Kids’ Ages: 16,13,11,8 ALL girls
8 Years Post Partum
“What happened?” said the young boy, “Did your baby scratch you?”
This is the moment I discovered the awful truth that would impact the rest of my life. I had stretch marks. Back story: I was a 5’10” model who weighed 120lbs soaking wet. I was 17 when I conceived my first child, and pretty happy about it actually. My pregnancy was calm, serene and basically uneventful, until my friend’s son uttered the above quote. I couldn’t see the underside of my belly, so I immediately went home and broke out the hand mirror. There they were. Approximately 4 tiny, purple, stretchmarks. Two on each side of my giganormus belly. “Oh well.” I thought. “They’re little, no biggie.” However these scars grew exponentially for the next three weeks until I delivered my healthy 8lb baby girl. I didn’t think of them during labor, delivery, or recovery of course. I was too busy falling in love with my baby. But when I got home I decided to shower and change into a nice pyjama for easy nursing. There was a full-length mirror in the room and I didn’t immediately recognize myself at first glance. But when I did, I cried at the sight of my huge, painful boobs and belly full of ugly stretch marks. “They are the stars and stripes of motherhood!” my mom said. Well, I am not that patriotic of a mother I suppose. I literally mourned my former body for the next decade or so. Not only did puberty just grant me that “kick ass” body I had always dreamed of, but mother nature came and took it away! And only after a completely natural and painful birth. To make a long story short, covering my belly has been a goal since that day. Swim suit shopping often ends in me crying in some department store dressing room. Three kids later, my youngest taught me a lesson. I was wearing a tee-shirt, and my lil one was cuddling with me on the couch-both of us in sleepy mode.
“What are these mom?”
“They’re stretch marks, hun.”
“How’d they get there?”
“My tummy stretched a lot when you girls lived in there.”

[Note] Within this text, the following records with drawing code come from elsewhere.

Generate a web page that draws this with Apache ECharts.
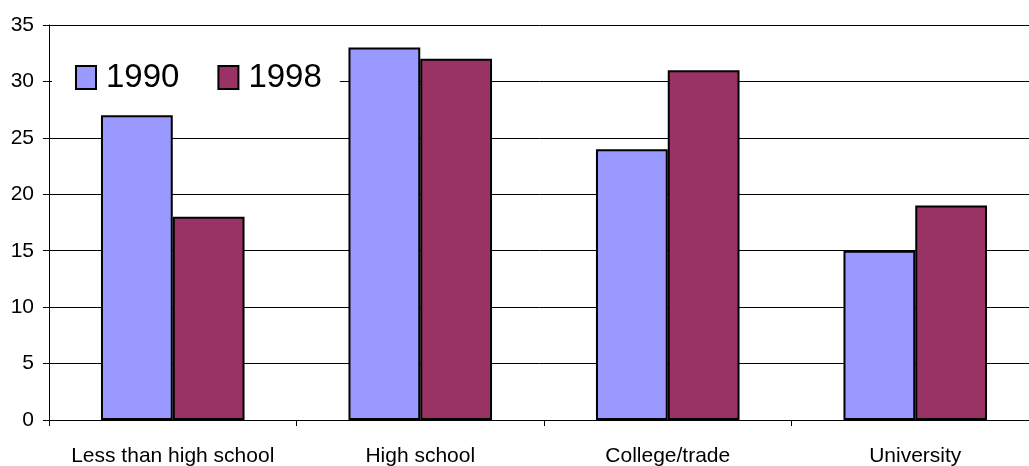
<!DOCTYPE html>
<html>
<head>
<meta charset="utf-8">
<script src="https://cdn.jsdelivr.net/npm/echarts@6/dist/echarts.min.js"></script>
<style>
  html, body { margin: 0; padding: 0; background: #fff; }
  #chart { width: 1029px; height: 466px; }
</style>
</head>
<body>
<div id="chart"></div>
<script>
// education level shares
var categories = ['Less than high school', 'High school', 'College/trade', 'University'];
var data1990 = [27, 33, 24, 15];
var data1998 = [18, 32, 31, 19];

var chart = echarts.init(document.getElementById('chart'));

var font = 'Liberation Sans, Arial, sans-serif';

var option = {
  animation: false,
  backgroundColor: '#fff',
  grid: { left: 49, width: 990, top: 25, bottom: 46, outerBoundsMode: 'none', containLabel: false },
  legend: {
    left: 52,
    top: 53,
    backgroundColor: '#fff',
    padding: [8, 18, 8, 23],
    icon: 'rect',
    itemWidth: 20,
    itemHeight: 23,
    itemGap: 38,
    textStyle: { fontSize: 33, color: '#000', fontFamily: font, padding: [0, 0, 0, 5] },
    data: ['1990', '1998']
  },
  xAxis: {
    type: 'category',
    data: categories,
    axisLine: { lineStyle: { color: '#000', width: 1 } },
    axisTick: { show: true, interval: 0, length: 6, lineStyle: { color: '#000' } },
    axisLabel: { color: '#000', fontSize: 21, fontFamily: font, margin: 26, interval: 0, hideOverlap: false }
  },
  yAxis: {
    type: 'value',
    min: 0,
    max: 35,
    interval: 5,
    axisLine: { show: true, lineStyle: { color: '#000', width: 1 } },
    axisTick: { show: true, length: 6, lineStyle: { color: '#000' } },
    axisLabel: { color: '#000', fontSize: 21, fontFamily: font, margin: 15 },
    splitLine: { show: true, lineStyle: { color: '#000', width: 1 } }
  },
  series: [
    {
      name: '1990',
      type: 'bar',
      data: data1990,
      barGap: '0%',
      barCategoryGap: '42%',
      itemStyle: { color: '#9999FF', borderColor: '#000', borderWidth: 2 }
    },
    {
      name: '1998',
      type: 'bar',
      data: data1998,
      itemStyle: { color: '#993366', borderColor: '#000', borderWidth: 2 }
    }
  ]
};

chart.setOption(option);
</script>
</body>
</html>
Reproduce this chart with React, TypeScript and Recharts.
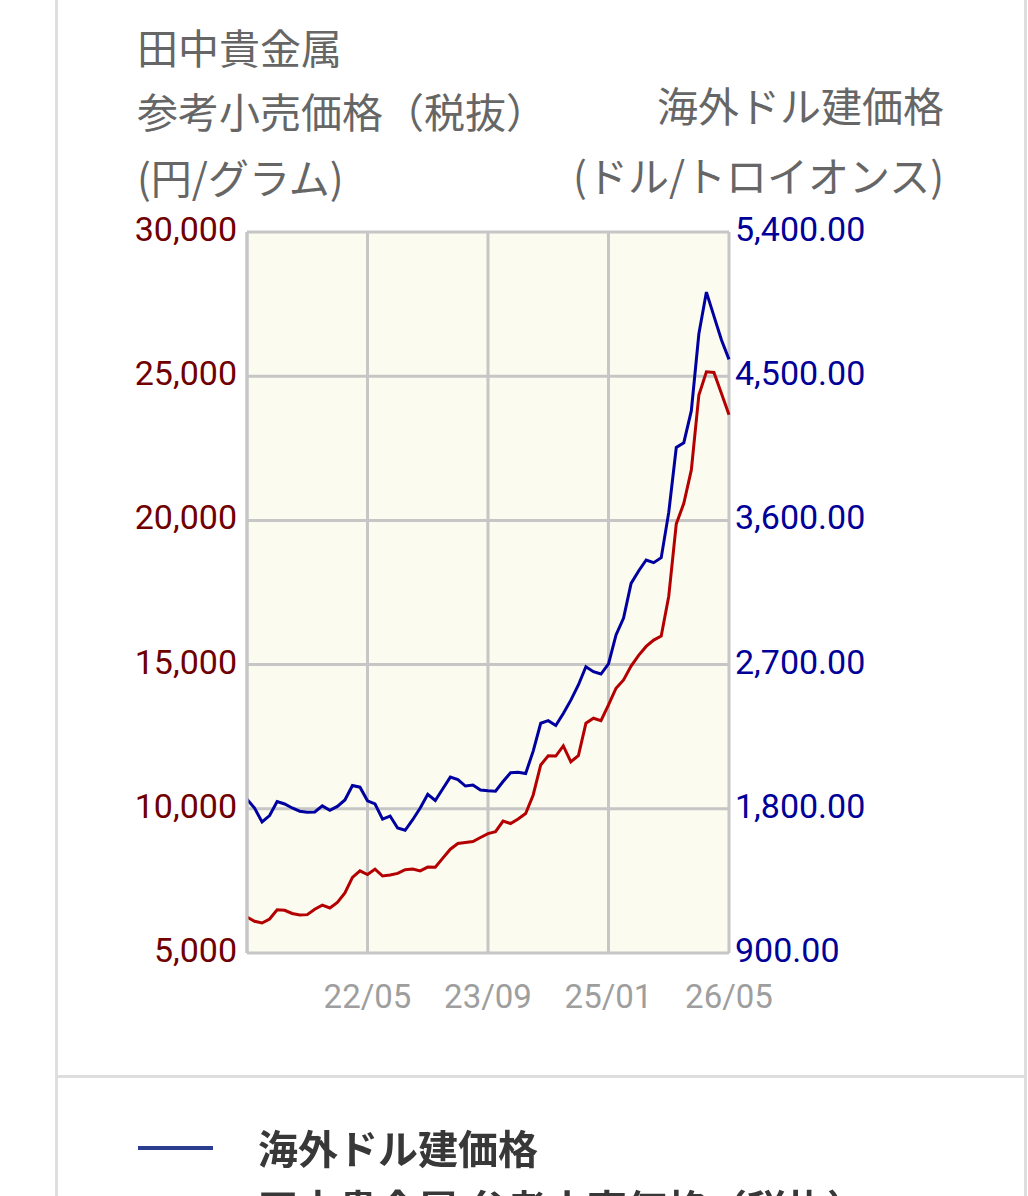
import React from 'react';
import { CartesianGrid, Line, LineChart, XAxis, YAxis } from 'recharts';

// monthly points, 2021/01 .. 2026/05
const MONTHS = [
  '21/01', '21/02', '21/03', '21/04', '21/05', '21/06', '21/07', '21/08', '21/09', '21/10', '21/11', '21/12',
  '22/01', '22/02', '22/03', '22/04', '22/05', '22/06', '22/07', '22/08', '22/09', '22/10', '22/11', '22/12',
  '23/01', '23/02', '23/03', '23/04', '23/05', '23/06', '23/07', '23/08', '23/09', '23/10', '23/11', '23/12',
  '24/01', '24/02', '24/03', '24/04', '24/05', '24/06', '24/07', '24/08', '24/09', '24/10', '24/11', '24/12',
  '25/01', '25/02', '25/03', '25/04', '25/05', '25/06', '25/07', '25/08', '25/09', '25/10', '25/11', '25/12',
  '26/01', '26/02', '26/03', '26/04', '26/05'
];

// 田中貴金属 参考小売価格（税抜） 円/グラム
const YEN_PER_GRAM = [
  6250, 6100, 6040, 6180, 6500, 6480, 6370, 6320, 6330, 6520, 6660, 6560,
  6750, 7080, 7620, 7850, 7720, 7910, 7670, 7705, 7760, 7890, 7910, 7845,
  7980, 7975, 8290, 8600, 8795, 8830, 8865, 9005, 9140, 9205, 9575, 9490,
  9645, 9835, 10480, 11520, 11840, 11830, 12180, 11630, 11840, 12965, 13140, 13055,
  13600, 14180, 14470, 14950, 15320, 15630, 15850, 15990, 17370, 19880, 20590, 21750,
  24350, 25150, 25130, 24400, 23660
];

// 海外ドル建価格 ドル/トロイオンス
const USD_PER_OZ = [
  1860, 1805, 1718, 1758, 1845, 1830, 1805, 1785, 1778, 1780, 1818, 1790,
  1815, 1855, 1945, 1935, 1850, 1830, 1736, 1755, 1680, 1666, 1732, 1805,
  1890, 1852, 1925, 1998, 1982, 1942, 1948, 1917, 1912, 1910, 1970, 2025,
  2028, 2020, 2160, 2334, 2350, 2320, 2395, 2478, 2573, 2687, 2656, 2641,
  2704, 2885, 2990, 3207, 3284, 3353, 3336, 3367, 3650, 4055, 4085, 4285,
  4765, 5025, 4875, 4726, 4605
];

const X_TICKS = ['22/05', '23/09', '25/01', '26/05'];
const YEN_TICKS = [5000, 10000, 15000, 20000, 25000, 30000];
const USD_TICKS = [900, 1800, 2700, 3600, 4500, 5400];

const COLORS = {
  yen: '#b40000',
  usd: '#0000a0',
  yenText: '#700000',
  usdText: '#000099',
  grid: '#c6c6c6',
  plotBg: '#fbfbef',
  title: '#666666',
  xText: '#9e9e9e',
  card: '#dedede'
};

const data = MONTHS.map((month, i) => ({
  month,
  yen: YEN_PER_GRAM[i],
  usd: USD_PER_OZ[i]
}));

const CJK = "'Noto Sans CJK JP', 'Noto Sans', sans-serif";
const NUM = "Roboto, 'Noto Sans', sans-serif";

function TitleLine({ text, top, left, right }: { text: string; top: number; left?: number; right?: number }) {
  return (
    <div
      style={{
        position: 'absolute',
        top,
        left,
        right,
        fontFamily: CJK,
        fontSize: 41,
        lineHeight: '41px',
        color: COLORS.title,
        whiteSpace: 'nowrap',
        textAlign: right !== undefined ? 'right' : 'left'
      }}
    >
      {text}
    </div>
  );
}

function LegendRow({ color, label, y }: { color: string; label: string; y: number }) {
  return (
    <>
      <div style={{ position: 'absolute', left: 138, top: y - 2, width: 75, height: 4, background: color }} />
      <div
        style={{
          position: 'absolute',
          left: 258,
          top: y - 21,
          fontFamily: CJK,
          fontSize: 40,
          lineHeight: '40px',
          fontWeight: 700,
          color: '#383838',
          whiteSpace: 'nowrap',
          filter: 'blur(0.5px)'
        }}
      >
        {label}
      </div>
    </>
  );
}

export default function App() {
  return (
    <div
      style={{
        position: 'absolute',
        left: 0,
        top: 0,
        width: 1028,
        height: 1196,
        overflow: 'hidden',
        background: '#ffffff'
      }}
    >
      <div
        style={{
          position: 'absolute',
          left: 55,
          top: -20,
          width: 972,
          height: 1098,
          boxSizing: 'border-box',
          border: `3px solid ${COLORS.card}`
        }}
      />
      <div
        style={{
          position: 'absolute',
          left: 55,
          top: 1075,
          width: 972,
          height: 200,
          boxSizing: 'border-box',
          border: `3px solid ${COLORS.card}`
        }}
      />

      <TitleLine text="田中貴金属" top={26} left={137} />
      <TitleLine text="参考小売価格（税抜）" top={90} left={137} />
      <TitleLine text="(円/グラム)" top={156} left={137} />
      <TitleLine text="海外ドル建価格" top={84} right={1028 - 944} />
      <TitleLine text="(ドル/トロイオンス)" top={154} right={1028 - 944} />

      <div style={{ position: 'absolute', left: 0, top: 0 }}>
        <LineChart
          width={1028}
          height={1040}
          data={data}
          margin={{ top: 232, right: 149, bottom: 27, left: 137 }}
        >
          <CartesianGrid
            yAxisId="left"
            stroke={COLORS.grid}
            strokeWidth={3}
            fill={COLORS.plotBg}
            fillOpacity={1}
          />
          <XAxis
            dataKey="month"
            scale="point"
            ticks={X_TICKS}
            interval={0}
            height={60}
            tickLine={false}
            axisLine={false}
            tickMargin={26}
            tick={{ fill: COLORS.xText, fontSize: 33, fontFamily: NUM }}
          />
          <YAxis
            yAxisId="left"
            orientation="left"
            width={110}
            domain={[5000, 30000]}
            ticks={YEN_TICKS}
            interval={0}
            tickLine={false}
            axisLine={{ stroke: COLORS.grid, strokeWidth: 3 }}
            tickMargin={4}
            tickFormatter={(v: number) => v.toLocaleString('en-US')}
            tick={{ fill: COLORS.yenText, fontSize: 34, fontFamily: NUM, dy: -3 }}
          />
          <YAxis
            yAxisId="right"
            orientation="right"
            width={150}
            domain={[900, 5400]}
            ticks={USD_TICKS}
            interval={0}
            tickLine={false}
            axisLine={false}
            tickMargin={0}
            tickFormatter={(v: number) =>
              v.toLocaleString('en-US', { minimumFractionDigits: 2, maximumFractionDigits: 2 })
            }
            tick={{ fill: COLORS.usdText, fontSize: 34, fontFamily: NUM, dy: -3 }}
          />
          <Line
            yAxisId="left"
            type="linear"
            dataKey="yen"
            stroke={COLORS.yen}
            strokeWidth={3}
            dot={false}
            isAnimationActive={false}
          />
          <Line
            yAxisId="right"
            type="linear"
            dataKey="usd"
            stroke={COLORS.usd}
            strokeWidth={3}
            dot={false}
            isAnimationActive={false}
          />
        </LineChart>
      </div>

      <LegendRow color="#2b3d8f" label="海外ドル建価格" y={1148} />
      <LegendRow color={COLORS.yen} label="田中貴金属 参考小売価格（税抜）" y={1208} />
    </div>
  );
}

“Well it looks like a map! With a lot, A LOT of freeways!”
“Yeah, thanks Paisley. It does look like a map.”
That stung, but then she started doing something odd. She traced the stretch marks one by one with her fingers and said-get this:
“I think they’re pretty! They are all shiny like satiny. And all the stretch marks are the map to where I came from!”
I kissed her forehead, and remembered exactly why I should not be ashamed to have them. They kind of are the map to where my kids came from. Its been an honor and a blessing to be their mommy, and I would not trade it for anything, especially minor vanity.